I am thinking of going vegetarian, only cus the taste of meat has been absolutely disgusting to me the last few months. I read an article on veal and baby cows and almost vomited and it was all downhill from there.
So, my concerns are with vegetarian protein. I don't know where else to get it, besides nuts. I already am restrictive with my caloric intake (about 1500-1800) and exercise 3-5 times a week. I'm not into soy or tofu or anything like that either. Any advice would be appreciated so much. - J. G.
Dear J. G., You don't have to go all the way vegetarian right away. Why not just take it slow, and give yourself a chance to develop a taste for weird vegetarian foods like tofu?
Tofu, made from ground soy beans by the way, is good when it's cooked right, but it definitely takes getting used to. It's also an excellent vegetarian protein source. Savvy Veg has lots of good tofu recipes
Soy, in the form of TVP, is usually found in processed foods, like veggie burgers, veg sausage, nutritional shake mixes, etc. TVP or textured vegetable protein is highly processed, using chemicals, high heat, and mechanical extrusion. It's not good to eat, in my opinion - see the SV article: Textured Vegetable Protein: Is This A Food? Soy is also a common allergen.
So, avoid processed soy foods, but give traditional soy products like tofu, tempeh and miso a chance. They are an easily tolerated form of soy for most people. Buy organic and non-gmo.
Legumes (beans and lentils), nuts, seeds, whole grains are the other sources of vegetarian protein, available in abundance and variety. Beans and lentials are excellent sources of vegetarian protein, combined with whole grains, and are low in fat (except for soybeans).
Nuts are high in fat, but packed with nutrition, and you don't need to eat much.
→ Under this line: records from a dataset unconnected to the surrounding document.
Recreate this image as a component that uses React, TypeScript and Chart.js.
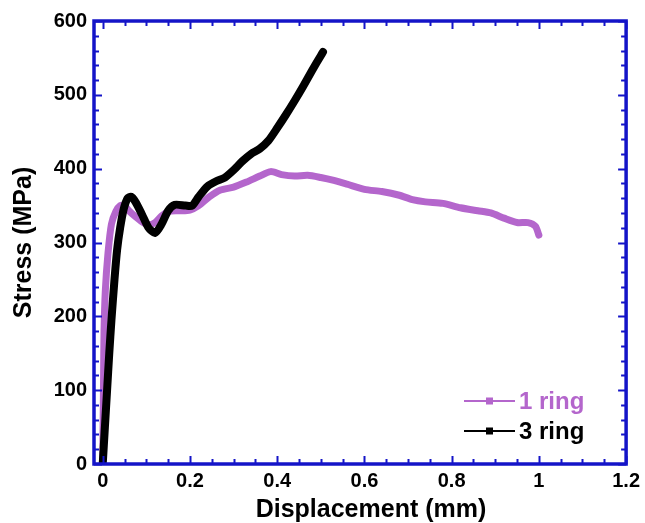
import React, { useEffect, useRef } from 'react';
import { Chart, registerables } from 'chart.js';

Chart.register(...registerables);

// ---- data ----
const seriesNames = ['1 ring', '3 ring'];
const xTitle = 'Displacement (mm)';
const yTitle = 'Stress (MPa)';

const ring1X = [0, 0.001, 0.002, 0.003, 0.006, 0.012, 0.02, 0.03, 0.04, 0.05, 0.06, 0.075, 0.09, 0.105, 0.12, 0.135, 0.15, 0.175, 0.2, 0.22, 0.245, 0.27, 0.3, 0.33, 0.36, 0.385, 0.41, 0.44, 0.47, 0.5, 0.53, 0.56, 0.6, 0.64, 0.68, 0.71, 0.74, 0.78, 0.82, 0.86, 0.89, 0.92, 0.95, 0.975, 0.992, 1.0];
const ring1Y = [0, 60, 120, 180, 235, 285, 325, 342, 350, 350, 343, 335, 328, 324, 327, 336, 342, 343, 344, 350, 362, 371, 375, 382, 390, 396, 392, 390, 391, 388, 384, 379, 372, 369, 364, 358, 355, 353, 347, 343, 340, 333, 327, 327, 322, 310];

const ring3X = [0, 0.005, 0.01, 0.015, 0.02, 0.027, 0.033, 0.04, 0.048, 0.057, 0.065, 0.075, 0.09, 0.105, 0.12, 0.135, 0.15, 0.165, 0.19, 0.205, 0.22, 0.24, 0.26, 0.28, 0.3, 0.32, 0.34, 0.36, 0.38, 0.4, 0.42, 0.44, 0.46, 0.48, 0.5, 0.505];
const ring3Y = [0, 50, 100, 150, 195, 250, 290, 320, 345, 360, 362, 355, 338, 320, 313, 325, 343, 351, 350, 350, 362, 376, 383, 388, 398, 410, 420, 427, 438, 455, 473, 492, 512, 533, 553, 558];

const xTicks = [0, 0.2, 0.4, 0.6, 0.8, 1, 1.2];
const yTicks = [0, 100, 200, 300, 400, 500, 600];

// ---- styles ----
const PURPLE = '#b466cc';
const BLUE = '#1414c8';
const FONT = '"Liberation Sans", Arial, sans-serif';

const framePlugin = {
  id: 'frame',
  afterDatasetsDraw(chart: any) {
    const { ctx, chartArea: a, scales } = chart;
    const xs = scales.x;
    const ys = scales.y;
    ctx.save();
    ctx.strokeStyle = BLUE;
    ctx.lineWidth = 2;
    ctx.beginPath();
    for (let i = 0; i <= 24; i++) {
      const v = i * 0.05;
      const px = Math.round(xs.getPixelForValue(v)) + 0.5;
      const len = i % 4 === 0 ? 8 : 5;
      ctx.moveTo(px, a.bottom);
      ctx.lineTo(px, a.bottom - len);
      ctx.moveTo(px, a.top);
      ctx.lineTo(px, a.top + len);
    }
    for (let i = 0; i <= 30; i++) {
      const v = i * 20;
      const py = Math.round(ys.getPixelForValue(v)) + 0.5;
      const len = i % 5 === 0 ? 8 : 5;
      ctx.moveTo(a.left, py);
      ctx.lineTo(a.left + len, py);
      ctx.moveTo(a.right, py);
      ctx.lineTo(a.right - len, py);
    }
    ctx.stroke();
    ctx.lineWidth = 3.5;
    ctx.strokeRect(a.left, a.top, a.right - a.left, a.bottom - a.top);
    ctx.restore();
  },
};

const textPlugin = {
  id: 'customText',
  afterDraw(chart: any) {
    const { ctx } = chart;
    const items = [
      { label: seriesNames[0], color: PURPLE, y: 401 },
      { label: seriesNames[1], color: '#000000', y: 431 },
    ];
    ctx.save();
    for (const it of items) {
      ctx.strokeStyle = it.color;
      ctx.fillStyle = it.color;
      ctx.lineWidth = 2;
      ctx.beginPath();
      ctx.moveTo(464, it.y);
      ctx.lineTo(515, it.y);
      ctx.stroke();
      ctx.fillRect(486, it.y - 3.5, 7, 7);
      ctx.font = `bold 24px ${FONT}`;
      ctx.textBaseline = 'middle';
      ctx.textAlign = 'left';
      ctx.fillText(it.label, 519, it.y + 1);
    }
    // x-axis title (slightly right of centre in the reference)
    ctx.fillStyle = '#000';
    ctx.font = `bold 25px ${FONT}`;
    ctx.textAlign = 'center';
    ctx.textBaseline = 'middle';
    ctx.fillText(xTitle, 371, 510);
    ctx.restore();
  },
};

export default function App() {
  const canvasRef = useRef<HTMLCanvasElement | null>(null);

  useEffect(() => {
    document.body.style.margin = '0';
    const canvas = canvasRef.current;
    if (!canvas) return;
    const tickFont = { family: FONT, size: 20, weight: 'bold' as const };
    const titleFont = { family: FONT, size: 25, weight: 'bold' as const, lineHeight: 1 };
    const chart = new Chart(canvas, {
      type: 'line',
      data: {
        datasets: [
          {
            label: seriesNames[1],
            data: ring3X.map((x, i) => ({ x, y: ring3Y[i] })),
            borderColor: '#000000',
            backgroundColor: '#000000',
            borderWidth: 8,
            pointRadius: 0,
            tension: 0.25,
            borderCapStyle: 'round',
            borderJoinStyle: 'round',
          },
          {
            label: seriesNames[0],
            data: ring1X.map((x, i) => ({ x, y: ring1Y[i] })),
            borderColor: PURPLE,
            backgroundColor: PURPLE,
            borderWidth: 7,
            pointRadius: 0,
            tension: 0.25,
            borderCapStyle: 'round',
            borderJoinStyle: 'round',
          },
        ],
      },
      options: {
        animation: false,
        responsive: false,
        maintainAspectRatio: false,
        layout: { padding: { left: 0, top: 21, right: 18, bottom: 0 } },
        plugins: {
          legend: { display: false },
          tooltip: { enabled: false },
        },
        scales: {
          x: {
            type: 'linear',
            min: -0.02,
            max: 1.2,
            afterBuildTicks: (s: any) => {
              s.ticks = xTicks.map((v) => ({ value: v }));
            },
            afterFit: (s: any) => {
              s.height = 59;
            },
            grid: { display: false, drawTicks: false },
            border: { display: false },
            ticks: {
              padding: 5,
              color: '#000',
              font: tickFont,
              maxRotation: 0,
              autoSkip: false,
              callback: (v: any) => String(v),
            },
            title: { display: false },
          },
          y: {
            type: 'linear',
            min: 0,
            max: 600,
            afterBuildTicks: (s: any) => {
              s.ticks = yTicks.map((v) => ({ value: v }));
            },
            afterFit: (s: any) => {
              s.width = 94;
            },
            grid: { display: false, drawTicks: false },
            border: { display: false },
            ticks: {
              padding: 7,
              color: '#000',
              font: tickFont,
              autoSkip: false,
              callback: (v: any) => String(v),
            },
            title: {
              display: true,
              text: yTitle,
              color: '#000',
              font: titleFont,
              padding: { top: 12, bottom: 0 },
            },
          },
        },
      },
      plugins: [framePlugin, textPlugin],
    } as any);
    return () => chart.destroy();
  }, []);

  return (
    <div style={{ width: 645, height: 523, background: '#fff' }}>
      <canvas ref={canvasRef} width={645} height={523} style={{ display: 'block' }} />
    </div>
  );
}
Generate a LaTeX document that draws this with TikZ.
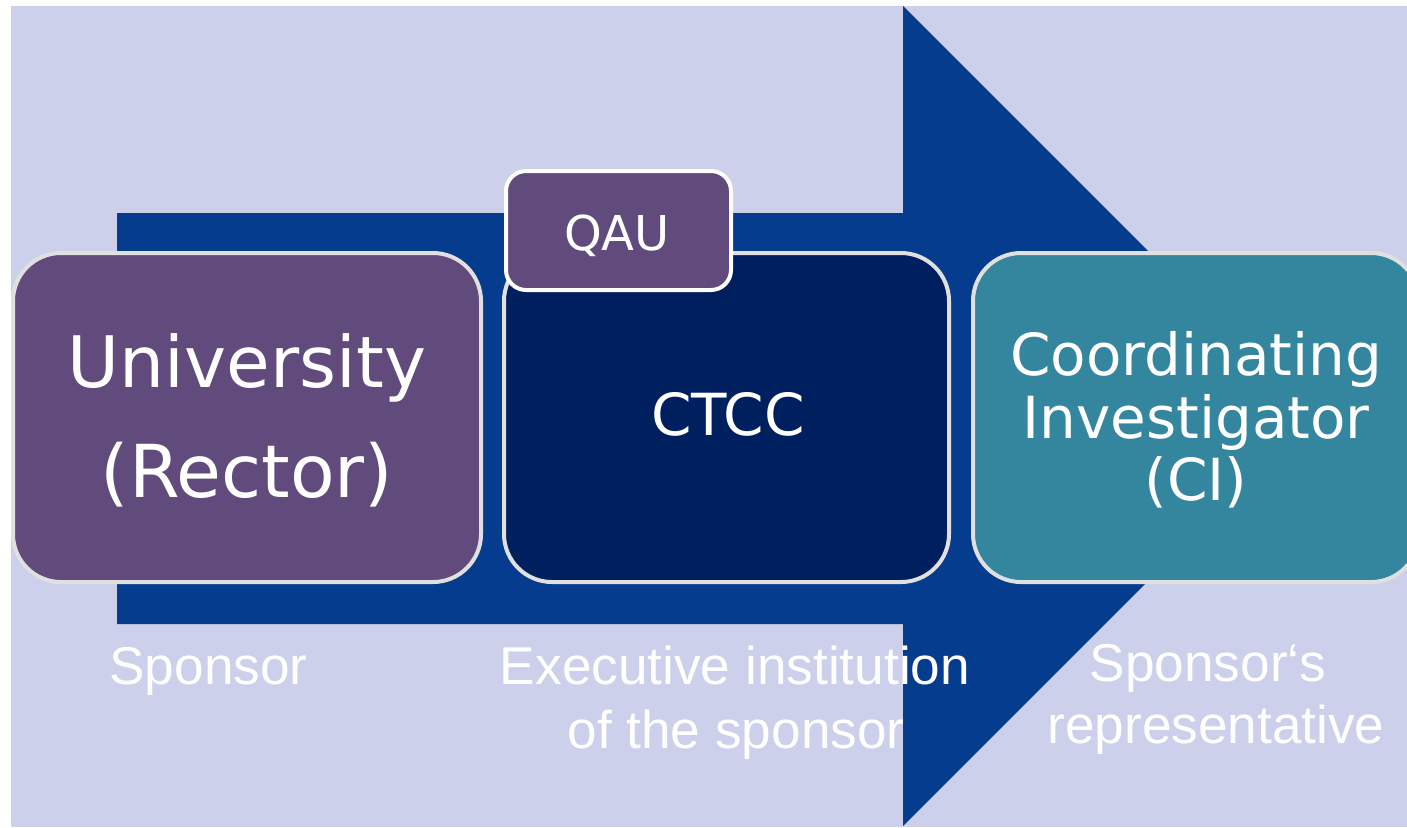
\documentclass[tikz,border=0pt]{standalone}
\usepackage{fontspec}
\setmainfont{DejaVu Sans}
\newfontfamily\labelfont{Liberation Sans}
\definecolor{bgc}{HTML}{CCD0EA}
\definecolor{arrowc}{HTML}{053C8D}
\definecolor{purplec}{HTML}{614B7C}
\definecolor{navyc}{HTML}{001F5F}
\definecolor{tealc}{HTML}{33869E}
\definecolor{edgec}{HTML}{E0E0E0}
\tikzset{
  bigbox/.style={draw=edgec, line width=2pt, rounded corners=24pt, inner sep=0pt},
  qaubox/.style={draw=white, line width=2pt, rounded corners=10pt, inner sep=0pt, fill=purplec,
    minimum width=112.5pt, minimum height=59.5pt},
  boxtext/.style={text=white, inner sep=0pt, anchor=base},
  labeltext/.style={text=white, inner sep=0pt, anchor=base, font=\labelfont\fontsize{26.6}{31}\selectfont},
}
\begin{document}
\begin{tikzpicture}[x=0.5pt, y=-0.5pt]
\useasboundingbox (0,0) rectangle (1407,827);
\fill[bgc] (11,6) rectangle (1407,827);
% big arrow
\fill[arrowc] (117,213) -- (903,213) -- (903,6) -- (1313,416) -- (903,826) -- (903,624) -- (117,624) -- cycle;
% boxes
\node[bigbox, fill=purplec, minimum width=234pt, minimum height=164.5pt] (univ) at (247,417.5) {};
\node[bigbox, fill=navyc, minimum width=222.5pt, minimum height=164.5pt] (ctcc) at (726.5,417.5) {};
\node[bigbox, fill=tealc, minimum width=223pt, minimum height=164.5pt] (ci) at (1196,417.5) {};
\node[qaubox] (qau) at (618.5,230.5) {};
% box texts
\node[boxtext, font=\fontsize{35.5}{42}\selectfont] (univ1) at (247,387) {University};
\node[boxtext, font=\fontsize{36.5}{42}\selectfont] (univ2) at (247,497) {(Rector)};
\node[boxtext, font=\fontsize{29}{35}\selectfont] (ctcc1) at (728,435) {CTCC};
\node[boxtext, font=\fontsize{29}{35}\selectfont] (ci1) at (1196,375) {Coordinating};
\node[boxtext, font=\fontsize{29}{35}\selectfont] (ci2) at (1196,438) {Investigator};
\node[boxtext, font=\fontsize{29}{35}\selectfont] (ci3) at (1196,500) {(CI)};
\node[boxtext, font=\fontsize{24}{29}\selectfont] (qau1) at (617,250) {QAU};
% labels
\node[labeltext] (lab1) at (208.5,684) {Sponsor};
\node[labeltext] (lab2a) at (735,684) {Executive institution};
\node[labeltext] (lab2b) at (736,748) {of the sponsor};
\node[labeltext] (lab3a) at (1208,681) {Sponsor‘s};
\node[labeltext] (lab3b) at (1216,743) {representative};
\end{tikzpicture}
\end{document}
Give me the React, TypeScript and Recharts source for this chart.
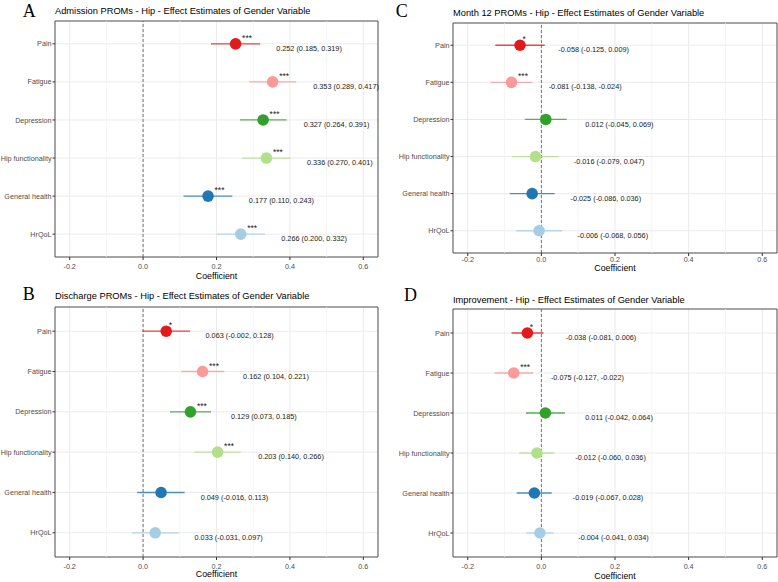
import React from 'react'
import {
  ScatterChart,
  Scatter,
  XAxis,
  YAxis,
  CartesianGrid,
  ReferenceLine,
  ReferenceArea,
} from 'recharts'

const outcomes = ['Pain', 'Fatigue', 'Depression', 'Hip functionality', 'General health', 'HrQoL']
const colors = ['#e31a1c', '#fb9a99', '#33a02c', '#b2df8a', '#1f78b4', '#a6cee3']

const xTicks = [-0.2, 0, 0.2, 0.4, 0.6]
const minorTicks = [-0.1, 0.1, 0.3, 0.5]
const rowTicks = [0, 1, 2, 3, 4, 5]

// A - admission
const admissionEst = [0.252, 0.353, 0.327, 0.336, 0.177, 0.266]
const admissionLow = [0.185, 0.289, 0.264, 0.27, 0.11, 0.2]
const admissionHigh = [0.319, 0.417, 0.391, 0.401, 0.243, 0.332]
const admissionSig = ['***', '***', '***', '***', '***', '***']

// B - discharge
const dischargeEst = [0.063, 0.162, 0.129, 0.203, 0.049, 0.033]
const dischargeLow = [-0.002, 0.104, 0.073, 0.14, -0.016, -0.031]
const dischargeHigh = [0.128, 0.221, 0.185, 0.266, 0.113, 0.097]
const dischargeSig = ['*', '***', '***', '***', '', '']

// C - month 12
const month12Est = [-0.058, -0.081, 0.012, -0.016, -0.025, -0.006]
const month12Low = [-0.125, -0.138, -0.045, -0.079, -0.086, -0.068]
const month12High = [0.009, -0.024, 0.069, 0.047, 0.036, 0.056]
const month12Sig = ['*', '***', '', '', '', '']

// D - improvement
const improvementEst = [-0.038, -0.075, 0.011, -0.012, -0.019, -0.004]
const improvementLow = [-0.081, -0.127, -0.042, -0.06, -0.067, -0.041]
const improvementHigh = [0.006, -0.022, 0.064, 0.036, 0.028, 0.034]
const improvementSig = ['*', '***', '', '', '', '']

const SANS = '"Liberation Sans", Arial, Helvetica, sans-serif'
const SERIF = '"Liberation Serif", "Times New Roman", serif'

const fmt = (v: number) => v.toFixed(3)

const PointShape = (props: any) => {
  const { cx, cy, payload } = props
  const sig: string = payload.sig
  return (
    <g>
      <circle cx={cx} cy={cy} r={5.8} fill={payload.color} />
      {sig && (
        <text
          x={cx + (sig.length > 1 ? 6.5 : 2.5)}
          y={cy - 3}
          fontSize={8.5}
          fontFamily={SANS}
          fill="#1a1a1a"
        >
          {sig}
        </text>
      )}
    </g>
  )
}

const LabelShape = (props: any) => {
  const { cx, cy, payload } = props
  return (
    <text x={cx} y={cy + 7.1} textAnchor="middle" fontSize={7.3} fontFamily={SANS} fill="#1a1a1a">
      {payload.text}
    </text>
  )
}

// plain text tick so long names never wrap
const RowTick = (props: any) => {
  const { x, y, payload } = props
  return (
    <text x={x} y={y} dy="0.355em" textAnchor="end" fontSize={7.2} fontFamily={SANS} fill="#4d4d4d">
      {outcomes[payload.value]}
    </text>
  )
}

const CoefTick = (props: any) => {
  const { x, y, payload } = props
  return (
    <text x={x} y={y} dy="0.71em" textAnchor="middle" fontSize={7.2} fontFamily={SANS} fill="#4d4d4d">
      {Number(payload.value).toFixed(1)}
    </text>
  )
}

interface Box { x: number; y: number; w: number; h: number }
interface Plot { l: number; t: number; r: number; b: number }

interface PanelProps {
  letter: string
  title: string
  est: number[]
  low: number[]
  high: number[]
  sig: string[]
  box: Box
  plot: Plot
  tickGap: number
  titleY: number
  coefY: number
  letterX: number
  letterY: number
}

function Panel({ letter, title, est, low, high, sig, box, plot, tickGap, titleY, coefY, letterX, letterY }: PanelProps) {
  const yw = plot.l - box.x
  const xh = 20
  const margin = {
    top: plot.t - box.y,
    left: 0,
    right: box.x + box.w - plot.r,
    bottom: box.y + box.h - plot.b - xh,
  }

  const points = outcomes.map((name, i) => ({
    name,
    row: i,
    x: est[i],
    sig: sig[i],
    color: colors[i],
  }))
  const labels = outcomes.map((name, i) => ({
    name,
    row: i,
    x: est[i] + 0.2,
    text: `${fmt(est[i])} (${fmt(low[i])}, ${fmt(high[i])})`,
  }))

  return (
    <>
      <div
        style={{
          position: 'absolute',
          left: letterX,
          top: letterY,
          fontFamily: SERIF,
          fontSize: 18,
          lineHeight: 1,
          color: '#000',
        }}
      >
        {letter}
      </div>
      <div
        style={{
          position: 'absolute',
          left: plot.l,
          top: titleY - 5.1,
          fontFamily: SANS,
          fontSize: 9.3,
          lineHeight: 1,
          whiteSpace: 'nowrap',
          color: '#000',
        }}
      >
        {title}
      </div>
      <div style={{ position: 'absolute', left: box.x, top: box.y }}>
        <ScatterChart width={box.w} height={box.h} margin={margin}>
          <CartesianGrid stroke="#ebebeb" strokeWidth={1} />
          {minorTicks.map((t) => (
            <ReferenceLine key={t} x={t} stroke="#f0f0f0" strokeWidth={0.7} />
          ))}
          <XAxis
            type="number"
            dataKey="x"
            domain={[-0.24, 0.64]}
            ticks={xTicks}
            interval={0}
            axisLine={false}
            tickLine={{ stroke: '#333333' }}
            tickSize={3}
            tickMargin={tickGap - 3}
            height={xh}
            tick={<CoefTick />}
          />
          <YAxis
            type="number"
            dataKey="row"
            domain={[-0.6, 5.6]}
            reversed
            ticks={rowTicks}
            interval={0}
            axisLine={false}
            tickLine={{ stroke: '#333333' }}
            tickSize={2.5}
            tickMargin={1}
            width={yw}
            tick={<RowTick />}
          />
          <ReferenceLine x={0} stroke="#555555" strokeDasharray="3 2" strokeWidth={0.8} />
          {outcomes.map((name, i) => (
            <ReferenceLine
              key={name}
              segment={[
                { x: low[i], y: i },
                { x: high[i], y: i },
              ]}
              stroke={colors[i]}
              strokeOpacity={0.8}
              strokeWidth={1.3}
            />
          ))}
          <Scatter data={labels} shape={LabelShape} isAnimationActive={false} />
          <Scatter data={points} shape={PointShape} isAnimationActive={false} />
          <ReferenceArea
            x1={-0.24}
            x2={0.64}
            y1={-0.6}
            y2={5.6}
            fill="none"
            fillOpacity={0}
            stroke="#555555"
            strokeWidth={1}
            strokeOpacity={1}
          />
        </ScatterChart>
      </div>
      <div
        style={{
          position: 'absolute',
          left: (plot.l + plot.r) / 2 - 60,
          width: 120,
          top: coefY - 4.9,
          textAlign: 'center',
          fontFamily: SANS,
          fontSize: 8.8,
          lineHeight: 1,
          color: '#000',
        }}
      >
        Coefficient
      </div>
    </>
  )
}

export default function App() {
  return (
    <div
      style={{
        position: 'absolute',
        left: 0,
        top: 0,
        width: 778,
        height: 582,
        background: '#fff',
        overflow: 'hidden',
      }}
    >
      <Panel
        letter="A"
        title="Admission PROMs - Hip - Effect Estimates of Gender Variable"
        est={admissionEst}
        low={admissionLow}
        high={admissionHigh}
        sig={admissionSig}
        box={{ x: 0, y: 0, w: 389, h: 282 }}
        plot={{ l: 55, t: 21, r: 378, b: 257 }}
        tickGap={7}
        titleY={12.3}
        coefY={276.7}
        letterX={22.7}
        letterY={1.9}
      />
      <Panel
        letter="B"
        title="Discharge PROMs - Hip - Effect Estimates of Gender Variable"
        est={dischargeEst}
        low={dischargeLow}
        high={dischargeHigh}
        sig={dischargeSig}
        box={{ x: 0, y: 282, w: 389, h: 300 }}
        plot={{ l: 55, t: 307, r: 378, b: 557 }}
        tickGap={6.5}
        titleY={296.7}
        coefY={575}
        letterX={22.7}
        letterY={285}
      />
      <Panel
        letter="C"
        title="Month 12 PROMs - Hip - Effect Estimates of Gender Variable"
        est={month12Est}
        low={month12Low}
        high={month12High}
        sig={month12Sig}
        box={{ x: 389, y: 0, w: 389, h: 282 }}
        plot={{ l: 453, t: 23, r: 777, b: 253 }}
        tickGap={3.8}
        titleY={14}
        coefY={269.3}
        letterX={395.7}
        letterY={2}
      />
      <Panel
        letter="D"
        title="Improvement - Hip - Effect Estimates of Gender Variable"
        est={improvementEst}
        low={improvementLow}
        high={improvementHigh}
        sig={improvementSig}
        box={{ x: 389, y: 282, w: 389, h: 300 }}
        plot={{ l: 453, t: 309, r: 777, b: 557 }}
        tickGap={6.9}
        titleY={300.7}
        coefY={576.7}
        letterX={404}
        letterY={285.6}
      />
    </div>
  )
}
Get yourself a good basic vegetarian cookbook and explore.
Not knowing anything about your body, I can't advise on your calorie intake in relation to the amount of exercise you get, but it could be a little on the low side for someone physically active.
One thing about cutting out meat is you have to get the fat and calories you need from somewhere. That could be from grains, nuts, cheese, eggs, vegetable oil, butter, etc.